How is everyone holding up these days? Pandemic still treating you well? Me too. And by well I mean making everyday feel like a political, economical and social circus. Fun times to be an America, am I right? Let’s just get this across ASAP, I can hardly wait for Trump to be voted out. CANNOT WAIT. Anywho, time for some cookies. Confetti cookies. And you are gonna love ’em.
Not my own creation
The first time I had a cookie like this was at the Utah Taste Off Sugar Cookie Taste Off. It was B.C. (before Covid), back in February. If you want to hear about my most embarrassing moment of my whole entire life, ask me in person. I can’t tell you on here because it’s that bad.
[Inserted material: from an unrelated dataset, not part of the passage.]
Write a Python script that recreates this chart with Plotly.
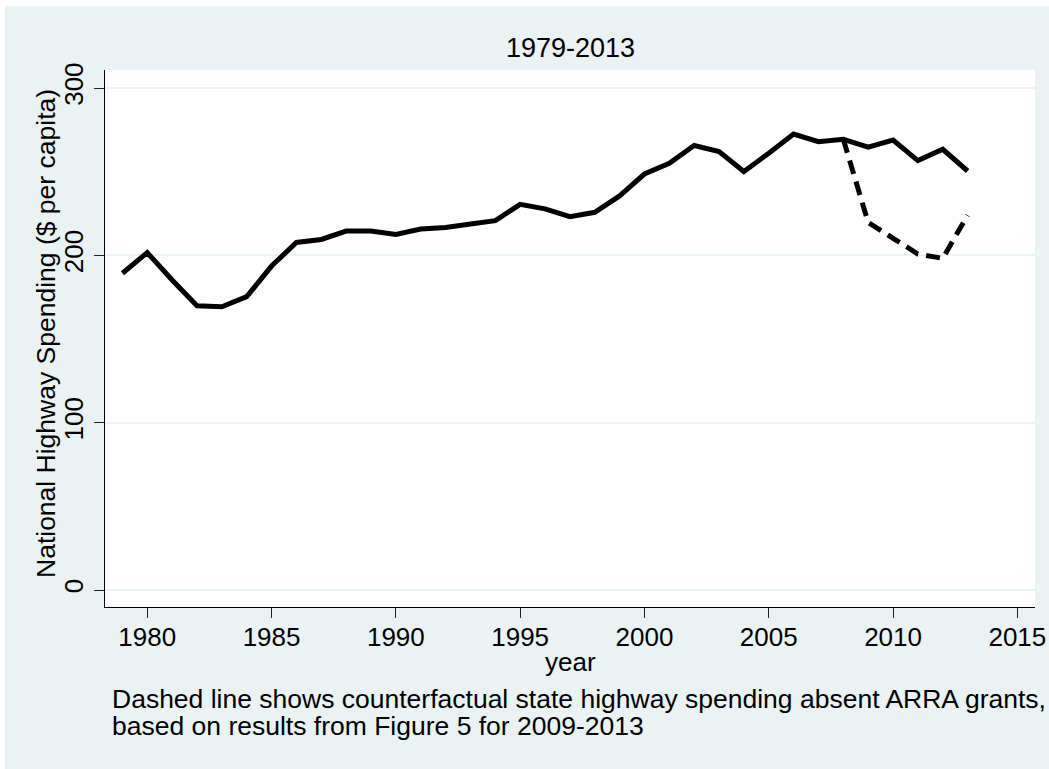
import plotly.graph_objects as go

years = [1979, 1980, 1981, 1982, 1983, 1984, 1985, 1986, 1987, 1988, 1989, 1990,
         1991, 1992, 1993, 1994, 1995, 1996, 1997, 1998, 1999, 2000, 2001, 2002,
         2003, 2004, 2005, 2006, 2007, 2008, 2009, 2010, 2011, 2012, 2013]
spending = [189.3, 201.6, 185.3, 169.9, 169.3, 175.3, 193.6, 207.7, 209.5, 214.5,
            214.5, 212.5, 215.7, 216.7, 218.7, 220.7, 230.5, 227.8, 223.1, 225.7,
            235.5, 248.6, 255.0, 265.6, 262.0, 250.1, 261.0, 272.5, 267.9, 269.3,
            264.6, 268.9, 256.6, 263.4, 250.4]

cf_years = [2008, 2009, 2010, 2011, 2012, 2013]
cf_spending = [269.3, 219.6, 210.2, 200.8, 198.2, 224.0]

x_ticks = [1980, 1985, 1990, 1995, 2000, 2005, 2010, 2015]
y_ticks = [0, 100, 200, 300]

title_text = "1979-2013"
x_title = "year"
y_title = "National Highway Spending ($ per capita)"
note_lines = ["Dashed line shows counterfactual state highway spending absent ARRA grants,",
              "based on results from Figure 5 for 2009-2013"]

FONT = "Liberation Sans, Arial, Helvetica, sans-serif"
BG = "#EAF2F3"

fig = go.Figure()
fig.add_trace(go.Scatter(x=cf_years, y=cf_spending, mode="lines",
                         line=dict(color="black", width=5, dash="14px,8px"),
                         showlegend=False, hoverinfo="skip"))
fig.add_trace(go.Scatter(x=years, y=spending, mode="lines",
                         line=dict(color="black", width=5),
                         showlegend=False, hoverinfo="skip"))

L, R, T, B = 105, 14, 70, 162
W, H = 1049, 769
pw = W - L - R
ph = H - T - B

def px_x(p):
    return (p - L) / pw

def px_y(p):
    return (H - B - p) / ph

fig.update_layout(
    width=W, height=H, autosize=False,
    margin=dict(l=L, r=R, t=T, b=B, pad=0, autoexpand=False),
    paper_bgcolor=BG,
    plot_bgcolor="white",
    font=dict(family=FONT, size=26, color="black"),
    showlegend=False,
    shapes=[
        dict(type="rect", xref="paper", yref="paper",
             x0=px_x(-5), x1=px_x(5), y0=px_y(H + 5), y1=px_y(-5),
             fillcolor="white", line=dict(width=0), layer="below"),
        dict(type="rect", xref="paper", yref="paper",
             x0=px_x(-5), x1=px_x(W + 5), y0=px_y(6), y1=px_y(-5),
             fillcolor="white", line=dict(width=0), layer="below"),
        dict(type="rect", xref="paper", yref="paper",
             x0=0, x1=1, y0=0, y1=1,
             fillcolor="white", line=dict(width=0), layer="below"),
    ],
    xaxis=dict(
        range=[1978.30, 2015.71], tickvals=x_ticks, ticktext=[str(v) for v in x_ticks],
        showgrid=False, zeroline=False, automargin=False,
        showline=True, linecolor="black", linewidth=1.3,
        ticks="outside", ticklen=10, tickwidth=1.3, tickcolor="#222",
        tickfont=dict(family=FONT, size=26, color="black"),
        ticklabelstandoff=-3,
    ),
    yaxis=dict(
        range=[-10.16, 310.76], tickvals=y_ticks, ticktext=[str(v) for v in y_ticks],
        showgrid=True, gridcolor=BG, gridwidth=1.6, zeroline=False, automargin=False,
        showline=True, linecolor="black", linewidth=1.3,
        ticks="outside", ticklen=10, tickwidth=1.3, tickcolor="#222",
        tickangle=-90,
        tickfont=dict(family=FONT, size=26, color="black"),
    ),
    annotations=[
        dict(text=title_text, xref="paper", yref="paper", x=0.5, y=px_y(48),
             xanchor="center", yanchor="middle", showarrow=False,
             font=dict(family=FONT, size=27, color="black")),
        dict(text=x_title, xref="paper", yref="paper", x=0.5, y=px_y(662),
             xanchor="center", yanchor="middle", showarrow=False,
             font=dict(family=FONT, size=26, color="black")),
        dict(text=y_title, xref="paper", yref="paper", x=px_x(46), y=px_y(334),
             xanchor="center", yanchor="middle", showarrow=False, textangle=-90,
             font=dict(family=FONT, size=26.5, color="black")),
        dict(text=note_lines[0], xref="paper", yref="paper", x=px_x(110), y=px_y(699),
             xanchor="left", yanchor="middle", showarrow=False,
             font=dict(family=FONT, size=26.5, color="black")),
        dict(text=note_lines[1], xref="paper", yref="paper", x=px_x(110), y=px_y(725.7),
             xanchor="left", yanchor="middle", showarrow=False,
             font=dict(family=FONT, size=26.5, color="black")),
    ],
)

fig.write_html(
    "out.html",
    config={"displayModeBar": False, "responsive": False},
    post_script=("document.documentElement.style.overflow='hidden';"
                 "document.body.style.overflow='hidden';"
                 "document.body.style.margin='0';document.body.style.padding='0';"),
)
Let’s just say I shouldn’t run my mouth because I never know who is listening. (Insert palm-on-face emoji)
The sugar cookie at the Utah Taste Off that was my favorite was from Brookey Bakes. Brooke’s sugar cookie was what she calls a jimmiedoodle. Snickerdoodle dough without the cinnamon sugar coating and jimmie sprinkles added in. It was SO GOOD. Per the usual, I needed to make my own version. To be fully honest, my confetti cookies aren’t as good at Brooke’s jimmiedoodles, but they are damn near close.
One of the most appealing things about these confetti cookies is that you can get creative with the jimmie sprinkles you use. I love a chance to create a color combo for anything. Cookies, bathroom towels, front porch flower pots, eyeshadow. I want everything to be bright and loud. (currently writing this while sitting on a peacock blue couch).
My local grocery store down the street sells pack of sprinkles in their bakery. I always keep an eye out for a fun color combo. The one in these pictures is just my speed. Although I don’t love the black sprinkles. But I will let it slide. It would be fun to do different shades of green for St. Patrick’s Day or of course red, white and blue for the 4th of July. These are great cookies for a party or holiday.
Notes on preparation
- I would stick only with jimmie sprinkles. They are soft and add just the right amount of texture to the cookies. I wouldn’t use nonpareils, dragees or quins. They aren’t pleasant to chomp down on. Here is a link to an awesome guide to sprinkles (yes, a guide actually exists).
- When it comes to mixing in the jimmies, do so gingerly. The more they break down, the more they will color the dough. So make sure they are just incorporated and then turn off the mixer.
- With any cookie, I recommend making the dough earlier, shaping it and then putting it in the fridge overnight or even for a couple of days. It’s just better.
- 2¾ cups all-purpose flour
- 1½ teaspoons cream of tartar
- 1 teaspoon baking soda
- 1 teaspoon salt
- ½ cup unsalted butter, softened
- ½ cup vegetable shortening
- 1½ cups granulated sugar
- 2 eggs
- 2 teaspoons pure vanilla extract
- 1 cup jimmie sprinkles
- Set oven to 350 degrees F. In a medium bowl, combine flour, cream of tartar, baking soda and salt. Whisk together well and set aside.
- In the bowl of a mixer fitted with the paddle attachment, add butter and shortening and mix until smooth. Add sugar and mix on medium speed for 3 minutes, until light and fluffy. Add eggs and vanilla extract. Mix well, being sure to scrape the side of the bowl with a rubber spatula. Add flour mixture and mix on medium speed. While mixing, pour in jimmie sprinkles.
- Portion the cookie dough onto a baking sheet in 2 inch balls, spacing them about 2 inches apart. Bake for 10-12 minutes, or until the edges are lightly browned. Transfer to a cooling rack and repeat with the remaining dough.